The May 3rd practitioner roundtables are designed for key mid to senior level practitioners in the field of financial inclusion.
- Money Without Borders
- Much commercial and development activity has focused on mobile or electronic international remittances, yet many remitters still use cash and informal networks to save or send money, putting recipients and their assets at risk as they migrate across boundaries or flee disaster. What will it take to spread electronic remittances to migrant populations?
- Designing to what people think, not just do
Research tools designed to uncover mental models might help design financial services that are closer to how people interpret the role of money and finance in their own lives.
Increasingly, online services, financial education and entertainment have been brought together, often following the rules, mechanics and incentives of games. Designing services in this fashion might combine financial education with actual usage in a learn-as-you go approach. This session explores new ways of researching and designing heuristic products that cover a broader range of customer needs.
- Is Rapid-Prototyping the New Market Research?
- In the past, financial product designers conducted focus groups and surveys to glean information from potential customers. Today, product design is more likely to derive from testing and adapting product prototypes. What is the potential, and what are the limits, of rapid-prototyping in financial inclusion?
- Leveraging Public Private Partnerships for Financial Inclusion
The private sector is seen as a potential source of the expertise, efficiency, and capital needed to improve and expand a range of products and services. As governments around the world seek ways to financially include their citizens and visitors, they are finding that full inclusion means engaging with the private sector (MNO, MTO, Technology providers, banks, and merchants). These public-private partnerships are critical to better products and services that come about through innovation.
- Beyond a Working Wage: Financial Inclusion for Factory and Farm Workers
- Multinational and domestic corporations are partnering with financial service providers to offer a range of financial products (insurance, credit, savings) to employees as well as hourly and piece rate workers. This session explores the business case for offering workers basic services.
- Data Without Damage – Researching the Financial Lives of the Poor
Primary research on any topic – qualitative or quantitative – can be invasive, but particularly so when money matters are involved. This session explores the ethics and standards of researching the financial lives of the poor, as well as non-invasive research methods.
- Extreme Everything – When Finance is Not Enough
- Finance is a critical facilitator of development, often enabling key determinants of human well-being such as housing, health, clean water, education and safety. What is the relationship between inclusive finance and development? Are more integrated approaches required to target different sectors?
- Pay-as-you-go: Flexible Asset Financing
- The prepaid model launched the explosion of mobiles in poor countries. Now, the innovation of mobile money opens up potential new business models to offer asset financing to those with irregular incomes, instead of borrowing or saving to finance large goods or on-going services. The ability to collect frequent, electronic micro-payments makes prepaid or pay-as-you-go schemes feasible.

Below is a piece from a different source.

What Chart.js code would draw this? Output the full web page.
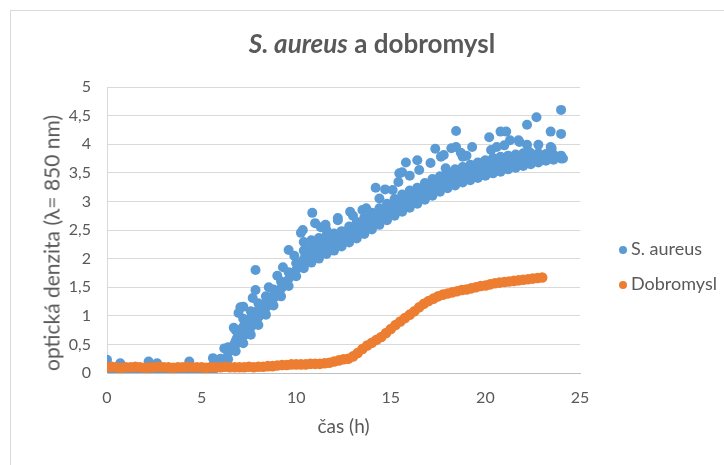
<!DOCTYPE html>
<html>
<head>
<meta charset="utf-8">
<script src="https://cdn.jsdelivr.net/npm/chart.js@4.4.1/dist/chart.umd.min.js"></script>
<style>
  body { margin: 0; background: #fff; }
  #wrap { position: relative; width: 724px; height: 465px; overflow: hidden; font-family: Lato, "Open Sans", sans-serif; color: #595959; }
  .frame { position: absolute; left: 10px; top: 10px; width: 800px; height: 500px; border: 1px solid #d9d9d9; }
  canvas { position: absolute; left: 0; top: 0; }
  .title { position: absolute; left: 0; top: 28px; width: 744px; text-align: center; font-size: 26px; line-height: 30px; font-weight: bold; }
  .ytitle { position: absolute; left: 51px; top: 243px; transform: translate(-50%, -50%) rotate(-90deg); white-space: nowrap; font-size: 21px; }
  .legend div { position: absolute; left: 619px; height: 20px; line-height: 20px; font-size: 18px; white-space: nowrap; }
  .legend span { display: inline-block; width: 8px; height: 8px; border-radius: 50%; margin-right: 4px; vertical-align: 1px; }
</style>
</head>
<body>
<div id="wrap">
  <div class="frame"></div>
  <canvas id="chart" width="724" height="465"></canvas>
  <div class="title"><i>S. aureus</i> a dobromysl</div>
  <div class="ytitle">optická denzita (λ= 850 nm)</div>
  <div class="legend">
    <div style="top:238px"><span style="background:#5b9bd5"></span>S. aureus</div>
    <div style="top:273px"><span style="background:#ed7d31"></span>Dobromysl</div>
  </div>
</div>
<script>
// tick labels
const timeTicks = ['0', '5', '10', '15', '20', '25'];
const odTicks = ['0', '0,5', '1', '1,5', '2', '2,5', '3', '3,5', '4', '4,5', '5'];

// S. aureus - lag phase (h, OD)
const lagTime = [0, 0.25, 0.5, 0.75, 1, 1.25, 1.5, 1.75, 2, 2.25, 2.5, 2.75, 3, 3.25, 3.5, 3.75, 4, 4.25, 4.5, 4.75, 5];
const lagOD = [0.04, 0.02, 0, 0.03, 0.01, 0.02, 0, 0.03, 0.01, 0.02, 0, 0.02, 0.03, 0.01, 0, 0.02, 0.01, 0.03, 0, 0.01, 0.02];

// S. aureus - dense growth band, lower and upper edge of the cloud
const bandTime = [5.2, 5.6, 6.0, 6.4, 6.8, 7.2, 7.6, 8.0, 8.4, 8.8, 9.2, 9.6, 10.0, 10.4, 10.8, 11.2,
  11.6, 12.0, 12.4, 12.8, 13.2, 13.6, 14.0, 14.4, 14.8, 15.2, 15.6, 16.0, 16.4, 16.8, 17.2, 17.6,
  18.0, 18.4, 18.8, 19.2, 19.6, 20.0, 20.4, 20.8, 21.2, 21.6, 22.0, 22.4, 22.8, 23.2, 23.6, 24.0];
const bandLow = [0, 0.03, 0.1, 0.24, 0.38, 0.52, 0.67, 0.84, 1.02, 1.18, 1.34, 1.52, 1.69, 1.83, 1.93, 2.0,
  2.08, 2.14, 2.21, 2.28, 2.35, 2.43, 2.51, 2.59, 2.67, 2.75, 2.82, 2.89, 2.96, 3.03, 3.1, 3.17,
  3.23, 3.28, 3.33, 3.37, 3.41, 3.45, 3.49, 3.52, 3.56, 3.59, 3.62, 3.65, 3.68, 3.71, 3.73, 3.75];
const bandHigh = [0.08, 0.14, 0.25, 0.45, 0.75, 0.95, 1.08, 1.22, 1.34, 1.46, 1.6, 1.76, 1.92, 2.14, 2.32, 2.36,
  2.4, 2.44, 2.48, 2.56, 2.64, 2.72, 2.8, 2.88, 2.96, 3.04, 3.12, 3.19, 3.24, 3.32, 3.39, 3.44,
  3.5, 3.56, 3.6, 3.64, 3.68, 3.72, 3.76, 3.78, 3.8, 3.82, 3.84, 3.84, 3.84, 3.83, 3.82, 3.8];

// S. aureus - points just above the band
const scatterTime = [11.55, 12.2, 13.0, 13.5, 14.4, 15.1, 15.6, 16.0, 17.65, 17.9, 18.2, 18.7, 18.8, 19.0, 19.9, 20.6, 21.0, 21.7, 21.8, 22.3, 23.5, 9.0, 9.9, 11.3];
const scatterOD = [2.59, 2.71, 2.75, 2.85, 3.05, 3.2, 3.51, 3.45, 3.78, 3.58, 3.93, 3.85, 3.55, 3.8, 3.69, 3.95, 3.98, 3.78, 4.04, 3.87, 3.93, 1.7, 2.05, 2.55];

// S. aureus - outliers
const outTime = [0, 0.7, 2.2, 2.65, 4.35, 5.6, 6.2, 6.7, 6.95, 7.05, 7.2, 7.7, 7.85, 7.85, 8.55, 9.3, 9.6, 10.25, 10.35, 10.4,
  10.85, 11.0, 11.6, 12.2, 12.85, 13.7, 14.2, 14.7, 15.4, 15.45, 15.8, 16.4, 16.5, 17.1, 17.35, 17.8, 18.45, 18.45,
  18.8, 19.3, 20.2, 20.3, 20.8, 21.1, 21.3, 21.75, 22.2, 22.2, 22.7, 22.8, 23.45, 23.45, 24.0, 24.0, 24.1];
const outOD = [0.23, 0.17, 0.2, 0.17, 0.2, 0.26, 0.43, 0.79, 1.05, 1.15, 1.16, 1.31, 1.8, 1.45, 1.5, 1.85, 2.15, 2.45, 2.5, 2.29,
  2.8, 2.62, 2.5, 2.67, 2.82, 2.88, 3.24, 3.21, 3.34, 3.49, 3.68, 3.72, 3.55, 3.67, 3.92, 3.81, 4.23, 3.95,
  3.78, 3.95, 4.12, 3.9, 4.22, 4.22, 4.07, 4.07, 4.34, 3.99, 4.47, 3.99, 3.95, 4.22, 4.6, 4.18, 3.75];

// Dobromysl (h, OD)
const dobroTime = [
  0, 0.25, 0.5, 0.75, 1, 1.25, 1.5, 1.75, 2, 2.25, 2.5, 2.75, 3, 3.25, 3.5, 3.75,
  4, 4.25, 4.5, 4.75, 5, 5.25, 5.5, 5.75, 6, 6.25, 6.5, 6.75, 7, 7.25, 7.5, 7.75,
  8, 8.25, 8.5, 8.75, 9, 9.25, 9.5, 9.75, 10, 10.25, 10.5, 10.75, 11, 11.25, 11.5, 11.75,
  12, 12.25, 12.5, 12.75, 13, 13.25, 13.5, 13.75, 14, 14.25, 14.5, 14.75, 15, 15.25, 15.5, 15.75,
  16, 16.25, 16.5, 16.75, 17, 17.25, 17.5, 17.75, 18, 18.25, 18.5, 18.75, 19, 19.25, 19.5, 19.75,
  20, 20.25, 20.5, 20.75, 21, 21.25, 21.5, 21.75, 22, 22.25, 22.5, 22.75, 23];
const dobroOD = [
  0.1, 0.11, 0.1, 0.09, 0.1, 0.1, 0.11, 0.1, 0.09, 0.1, 0.1, 0.11, 0.1, 0.1, 0.09, 0.1,
  0.1, 0.11, 0.1, 0.1, 0.1, 0.09, 0.1, 0.1, 0.1, 0.11, 0.1, 0.1, 0.1, 0.1, 0.11, 0.1,
  0.11, 0.11, 0.12, 0.12, 0.13, 0.14, 0.14, 0.15, 0.15, 0.15, 0.15, 0.16, 0.16, 0.16, 0.17, 0.18,
  0.2, 0.22, 0.24, 0.25, 0.29, 0.35, 0.42, 0.48, 0.53, 0.58, 0.63, 0.7, 0.77, 0.84, 0.9, 0.96,
  1.02, 1.08, 1.15, 1.21, 1.26, 1.3, 1.34, 1.37, 1.39, 1.41, 1.43, 1.45, 1.46, 1.48, 1.5, 1.52,
  1.53, 1.55, 1.57, 1.58, 1.59, 1.6, 1.61, 1.62, 1.63, 1.64, 1.65, 1.66, 1.67];

const BLUE = '#5b9bd5';
const ORANGE = '#ed7d31';
const grey = '#595959';
const fontFamily = 'Lato, "Open Sans", sans-serif';

function pairs(times, ods) {
  return times.map((t, i) => ({ x: t, y: ods[i] }));
}

const aureusLoose = [].concat(
  pairs(lagTime, lagOD),
  pairs(scatterTime, scatterOD),
  pairs(outTime, outOD)
);

// the dense part of the S. aureus cloud: edge points, area between them filled
const bandEdge = (data, fill, order) => ({
  type: 'line', label: 'S. aureus', data, fill, order,
  showLine: true, tension: 0, borderColor: BLUE, borderWidth: 1, backgroundColor: BLUE,
  pointRadius: 5, pointBorderWidth: 0, pointBackgroundColor: BLUE
});

new Chart(document.getElementById('chart'), {
  type: 'scatter',
  data: {
    datasets: [
      bandEdge(pairs(bandTime, bandHigh), '+1', 3),
      bandEdge(pairs(bandTime, bandLow), false, 2),
      { label: 'S. aureus', data: aureusLoose, backgroundColor: BLUE, borderWidth: 0, pointRadius: 5, order: 1 },
      { label: 'Dobromysl', data: pairs(dobroTime, dobroOD), backgroundColor: ORANGE, borderWidth: 0, pointRadius: 5.3, order: 0 }
    ]
  },
  options: {
    responsive: false,
    animation: false,
    devicePixelRatio: 1,
    layout: { padding: { top: 87, right: 144, bottom: 0, left: 0 } },
    plugins: { legend: { display: false }, tooltip: { enabled: false } },
    scales: {
      x: {
        type: 'linear', min: 0, max: 25,
        afterFit: s => { s.height = 92; },
        ticks: { stepSize: 5, color: grey, font: { family: fontFamily, size: 16 }, padding: 7, maxRotation: 0,
          callback: (v, i) => timeTicks[i] },
        grid: { display: false },
        border: { display: true, color: '#bfbfbf' },
        title: { display: true, text: 'čas (h)', color: grey,
          font: { family: fontFamily, size: 19 }, padding: { top: 0, bottom: 27 } }
      },
      y: {
        type: 'linear', min: 0, max: 5,
        afterFit: s => { s.width = 107; },
        ticks: { stepSize: 0.5, color: grey, font: { family: fontFamily, size: 16 }, padding: 16,
          callback: (v, i) => odTicks[i] },
        grid: { color: '#d9d9d9', drawTicks: false },
        border: { display: true, color: '#d9d9d9' }
      }
    }
  }
});
</script>
</body>
</html>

But will they catch on and what is needed to trigger demand?
- The Power of Folk Banking
Locally formed savings and loan clubs have spread like brushfire across many rural and urban landscapes. Collecting savings, making loans, and enjoying annual dividends, these groups of 15-30 women and men have mastered the art of banking. What can we learn from these do-it-yourself financiers? How can we diffuse their success?
- Financing Inclusion in Scale
One of the major challenges facing inclusive growth is bridging the gap between large pools of available long-term capital and discrete inclusive growth programs and projects. This issue is important as the global conversation on development finance moves away from traditional grant and lending models to more creative solutions that include both equity and other innovative forms of long-term finance. In this roundtable we explore this issue by bringing together leading thinkers in finance and inclusive growth to discuss the major funding challenges confronting policy-makers today and to consider innovative solutions to overcome the financing hurdles, including those related to source, scale, and structure.